* DATA TO USE:
○ ○ ○ ○ ○ ○ ○

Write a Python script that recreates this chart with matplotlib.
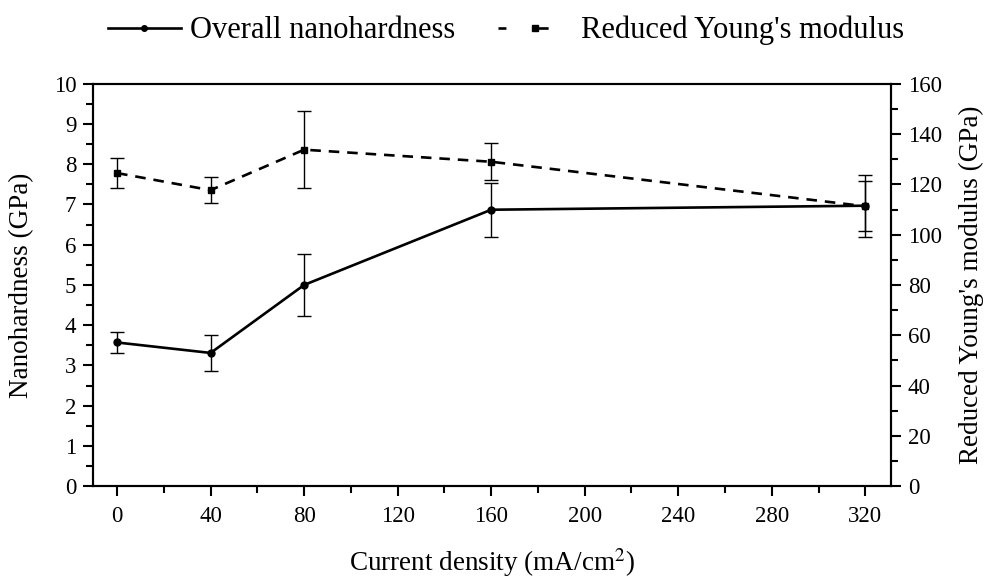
import matplotlib.pyplot as plt
import numpy as np
from matplotlib.ticker import MultipleLocator
from matplotlib.lines import Line2D

plt.rcParams['font.family'] = ['Liberation Serif', 'DejaVu Serif']
plt.rcParams['mathtext.fontset'] = 'stix'

current = [0, 40, 80, 160, 320]
hardness = [3.57, 3.31, 5.0, 6.87, 6.97]
hardness_err = [0.27, 0.44, 0.78, 0.67, 0.77]
modulus = [124.5, 117.7, 133.8, 129.0, 111.3]
modulus_err = [5.8, 5.2, 15.2, 7.4, 10.0]

fig = plt.figure(figsize=(9.84, 5.78), dpi=100)
ax = fig.add_axes([0.0945, 0.159, 0.811, 0.696])
ax2 = ax.twinx()

ax.errorbar(current, hardness, yerr=hardness_err, color='black', lw=1.9,
            marker='o', ms=5, capsize=5, elinewidth=1, capthick=1)
ax2.errorbar(current, modulus, yerr=modulus_err, color='black', lw=1.9,
             ls=(0, (4, 3)), marker='s', ms=5, capsize=5, elinewidth=1,
             capthick=1)

ax.set_xlim(-10.3, 331)
ax.set_ylim(0, 10)
ax2.set_ylim(0, 160)

ax.xaxis.set_major_locator(MultipleLocator(40))
ax.xaxis.set_minor_locator(MultipleLocator(20))
ax.yaxis.set_major_locator(MultipleLocator(1))
ax.yaxis.set_minor_locator(MultipleLocator(0.5))
ax2.yaxis.set_major_locator(MultipleLocator(20))
ax2.yaxis.set_minor_locator(MultipleLocator(10))

for a in (ax, ax2):
    for s in a.spines.values():
        s.set_linewidth(1.5)
    a.tick_params(which='major', direction='out', length=7, width=1.5,
                  labelsize=16.5, pad=5)
    a.tick_params(which='minor', direction='out', length=5, width=1.5)
ax.tick_params(axis='x', top=False, which='both', pad=7)

ax.set_xlabel('Current density (mA/cm$^2$)', fontsize=19.5, labelpad=14)
ax.set_ylabel('Nanohardness (GPa)', fontsize=19.5, labelpad=14)
ax2.set_ylabel("Reduced Young's modulus (GPa)", fontsize=19.5, labelpad=12)

# legend handles: plain lines, no error bars
h1 = Line2D([], [], color='black', lw=1.9, marker='o', ms=4)
h2 = Line2D([], [], color='black', lw=1.9, ls=(0, (3, 10, 6, 30)), marker='s', ms=4)
fig.legend(handles=[h1, h2],
           labels=['Overall nanohardness', "Reduced Young's modulus"],
           loc='upper center', bbox_to_anchor=(0.514, 1.02),
           ncol=2, frameon=False, fontsize=22, handlelength=2.4,
           columnspacing=1.4, handletextpad=0.3)

fig.savefig('out.png', dpi=100)
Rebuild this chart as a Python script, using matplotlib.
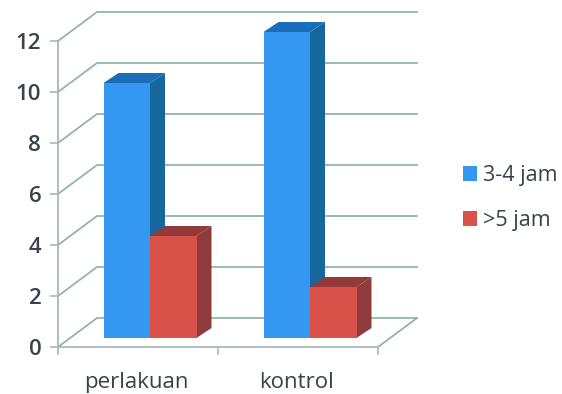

○ ○ ○ ○ ○ ○ ○

* EXERCISE BRIEF: Write out the listing above exactly as it stands, pictures excluded.

* ANSWER TO THE PROBLEM:
Write a Python script that recreates this chart with matplotlib.
import matplotlib.pyplot as plt
import numpy as np
from matplotlib.ticker import MultipleLocator
from matplotlib.lines import Line2D

plt.rcParams['font.family'] = ['Liberation Serif', 'DejaVu Serif']
plt.rcParams['mathtext.fontset'] = 'stix'

current = [0, 40, 80, 160, 320]
hardness = [3.57, 3.31, 5.0, 6.87, 6.97]
hardness_err = [0.27, 0.44, 0.78, 0.67, 0.77]
modulus = [124.5, 117.7, 133.8, 129.0, 111.3]
modulus_err = [5.8, 5.2, 15.2, 7.4, 10.0]

fig = plt.figure(figsize=(9.84, 5.78), dpi=100)
ax = fig.add_axes([0.0945, 0.159, 0.811, 0.696])
ax2 = ax.twinx()

ax.errorbar(current, hardness, yerr=hardness_err, color='black', lw=1.9,
            marker='o', ms=5, capsize=5, elinewidth=1, capthick=1)
ax2.errorbar(current, modulus, yerr=modulus_err, color='black', lw=1.9,
             ls=(0, (4, 3)), marker='s', ms=5, capsize=5, elinewidth=1,
             capthick=1)

ax.set_xlim(-10.3, 331)
ax.set_ylim(0, 10)
ax2.set_ylim(0, 160)

ax.xaxis.set_major_locator(MultipleLocator(40))
ax.xaxis.set_minor_locator(MultipleLocator(20))
ax.yaxis.set_major_locator(MultipleLocator(1))
ax.yaxis.set_minor_locator(MultipleLocator(0.5))
ax2.yaxis.set_major_locator(MultipleLocator(20))
ax2.yaxis.set_minor_locator(MultipleLocator(10))

for a in (ax, ax2):
    for s in a.spines.values():
        s.set_linewidth(1.5)
    a.tick_params(which='major', direction='out', length=7, width=1.5,
                  labelsize=16.5, pad=5)
    a.tick_params(which='minor', direction='out', length=5, width=1.5)
ax.tick_params(axis='x', top=False, which='both', pad=7)

ax.set_xlabel('Current density (mA/cm$^2$)', fontsize=19.5, labelpad=14)
ax.set_ylabel('Nanohardness (GPa)', fontsize=19.5, labelpad=14)
ax2.set_ylabel("Reduced Young's modulus (GPa)", fontsize=19.5, labelpad=12)

# legend handles: plain lines, no error bars
h1 = Line2D([], [], color='black', lw=1.9, marker='o', ms=4)
h2 = Line2D([], [], color='black', lw=1.9, ls=(0, (3, 10, 6, 30)), marker='s', ms=4)
fig.legend(handles=[h1, h2],
           labels=['Overall nanohardness', "Reduced Young's modulus"],
           loc='upper center', bbox_to_anchor=(0.514, 1.02),
           ncol=2, frameon=False, fontsize=22, handlelength=2.4,
           columnspacing=1.4, handletextpad=0.3)

fig.savefig('out.png', dpi=100)
Rebuild this chart as a Python script, using matplotlib.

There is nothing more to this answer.